Third, the surprising centrality of law firms in the network tells us something about structure, governance and power within the CDO structuration process. It is conventional to represent the CDO market as something put together exclusively by the banking industry for the banking industry. Our analysis shows a much more complex picture - one where there are strong, repeat relations - ‘preferred attachments’ - between particular elite law firms and particular elite financial institutions. These form a ‘core’ core within our social network analysis, suggesting the presence of longer term attachments that build a sense of co-dependence and mutual interest. The process of innovation through bricolage (Engelen et al., 2012) within the CDO market might therefore emerge from an ongoing dialogue between law and finance in a context where regulatory arbitrage is central to the profitability of the product and where change occurs through the social actions of interdependent actors.
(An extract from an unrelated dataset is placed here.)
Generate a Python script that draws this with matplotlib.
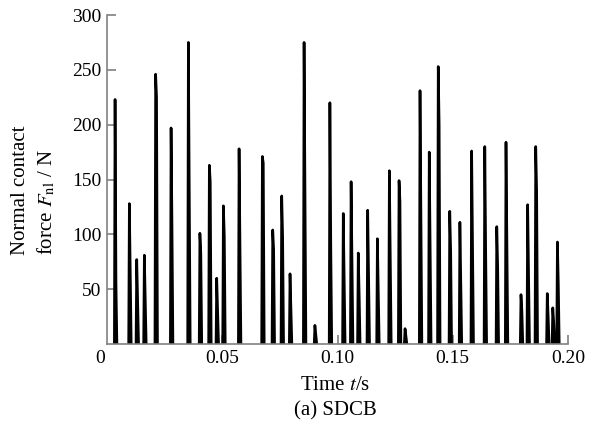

Fourth, it tells us something different - potentially - about the causes of the 2008 crisis. We observe a strong core-periphery structure in our network (13 nodes account for 83.9% of ties), where the periphery contains many independent collateral managers involved in only one or two CDOs. The presence of collateral managers is a structural feature and represents an attempt to allay client fears about impropriety and moral hazard by having an independent entity separate from the IP to select and manage the CDO assets. Notionally this independence allowed collateral managers to reduce the risk exposure and increase the likely return for the client. However, as we have shown, collateral managers in the network periphery could only select assets put together by a relatively small group of core firms in the network. The benefits to diversification or active management of those assets, therefore, were limited for the simple reason that they were structured by the same interconnected core. This organisational feature may have played some role in the crisis, if only to sedate the normal sensitivities to risk had clients bought securities directly from the IPs.